Since I’ve already written about what it was really like, I won’t repeat myself here. In summary, the physics was hard but the physics community has always been harder. I’d like now to focus instead on something else: how it could be that I could put 15 years into a career only to have colleagues reduce me to an expert on my own discrimination, with my significant expertise in cosmology, quantum field theory, and general relativity a distant second...

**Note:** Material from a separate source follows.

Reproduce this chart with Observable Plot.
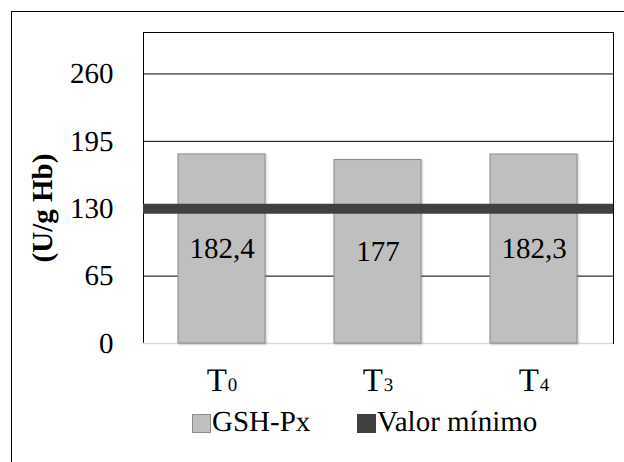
<!DOCTYPE html>
<html>
<head>
<meta charset="utf-8">
<script src="https://cdn.jsdelivr.net/npm/d3@7"></script>
<script src="https://cdn.jsdelivr.net/npm/@observablehq/plot@0.6"></script>
<style>
  body { margin: 0; background: #fff; }
  #wrap {
    position: relative; width: 624px; height: 462px; overflow: hidden;
    font-family: 'Liberation Serif'; color: #000; text-rendering: geometricPrecision;
  }
  #frame {
    position: absolute; left: 11px; top: 11px; width: 700px; height: 600px;
    border: 1px solid #000; box-sizing: border-box;
  }
  #chart { position: absolute; left: 0; top: 0; }
  #chart svg text { text-rendering: geometricPrecision; }
  #chart svg g[aria-label="bar"] rect { filter: drop-shadow(1.5px 1.5px 1px rgba(0,0,0,0.22)); }
  .key { position: absolute; top: 408px; font-size: 29px; line-height: 29px; white-space: nowrap; font-family: 'Liberation Serif'; }
  .swatch { position: absolute; width: 19px; height: 19px; box-sizing: border-box; }
</style>
</head>
<body>
<div id="wrap">
  <div id="frame"></div>
  <div id="chart"></div>
  <div class="swatch" style="left:192px; top:414px; background:#bfbfbf; border:1px solid #8c8c8c;"></div>
  <div class="key" style="left:212px;">GSH-Px</div>
  <div class="swatch" style="left:357px; top:414px; background:#404040; border:1px solid #404040;"></div>
  <div class="key" style="left:377px;">Valor mínimo</div>
</div>
<script>
// Sampling times (subscript digit after the "T")
const groups = ["T0", "T3", "T4"];
// GSH-Px activity, U/g Hb
const gshPx = [182.4, 177, 182.3];
// Reference minimum value
const valorMinimo = 130;
// Y axis ticks and upper bound
const yTicks = [0, 65, 130, 195, 260];
const yMax = 300;

const data = groups.map((g, i) => ({group: g, value: gshPx[i]}));
const fmt = v => String(v).replace(".", ",");

const chart = Plot.plot({
  width: 624,
  height: 400,
  marginLeft: 143,
  marginRight: 11,
  marginTop: 32,
  marginBottom: 57,
  style: {fontFamily: "Liberation Serif", fontSize: "29px", color: "#000", background: "transparent", overflow: "visible"},
  x: {domain: groups, paddingInner: 0.44, paddingOuter: 0.22, label: null},
  y: {domain: [0, yMax], label: null},
  marks: [
    Plot.gridY(yTicks, {stroke: "#000", strokeOpacity: 1, strokeWidth: 1}),
    Plot.frame({stroke: "#000"}),
    Plot.ruleY([0], {stroke: "#d5dde9", strokeWidth: 1.5}),
    Plot.barY(data, {x: "group", y: "value", fill: "#bfbfbf", stroke: "#8e8e8e", strokeWidth: 1}),
    Plot.ruleY([valorMinimo], {stroke: "#404040", strokeWidth: 10}),
    Plot.text(data, {x: "group", y: d => d.value / 2, text: d => fmt(d.value), fontSize: 29, fill: "#000"}),
    Plot.axisY(yTicks, {tickSize: 0, tickPadding: 30, fontSize: 29, label: null}),
    Plot.axisX({tickSize: 0, tickPadding: 24, fontSize: 33, label: null}),
    Plot.text(["(U/g Hb)"], {frameAnchor: "left", textAnchor: "middle", dx: -101, dy: 20, rotate: -90, fontWeight: "bold", fontSize: 29, fill: "#000"})
  ]
});
document.getElementById("chart").appendChild(chart);
d3.select(chart).selectAll("text").style("font-family", "'Liberation Serif'");

// Render the time index as a subscript: "T" + smaller digit
d3.select(chart).selectAll('g[aria-label="x-axis tick label"] text').each(function () {
  const label = this.textContent;
  const t = d3.select(this);
  t.text(label.slice(0, 1));
  t.append("tspan").attr("font-size", "19px").attr("dx", "1").text(label.slice(1));
});
</script>
</body>
</html>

And here is why I am now weary of a bunch of scientists running around talking about diversity and racism and homophobia and heternormativity and ableism: I’ve spent the last year dealing with a lot of people who usually operate outside the NSBP community who know all of these words, can school other people on how what they say doesn’t conform to an “anti-” stance on any one of them, and who can’t, for the life of them, remember that I am a scientist first."
https://medium.com/@chanda/the-diversity-racket-49948f899b9b


REAL. There are so many steps, which keeps on becoming apparent when you make a step and discover that you aren't there yet.

Sometimes it seems like that thing where you and a friend are trying to decide where to go for dinner, and they kinda just want to go to the restaurant around the corner even though it is boring and shitty, but you want to go to another restaurant that is superior in every way - but it's like a bit of a walk and you're not sure exactly how to get there but you think you can figure it out. And so, to convince your friend to go there, you tell them that it's really, really close and quick and easy. And then when you get down the block and they ask 'how far?' you again say 'it's like 10 seconds away, nbd, really close' and get them to walk another block.

It's like, theoretically the friend should be willing to put in some work just because you indicate that you want and need a better restaurant experience.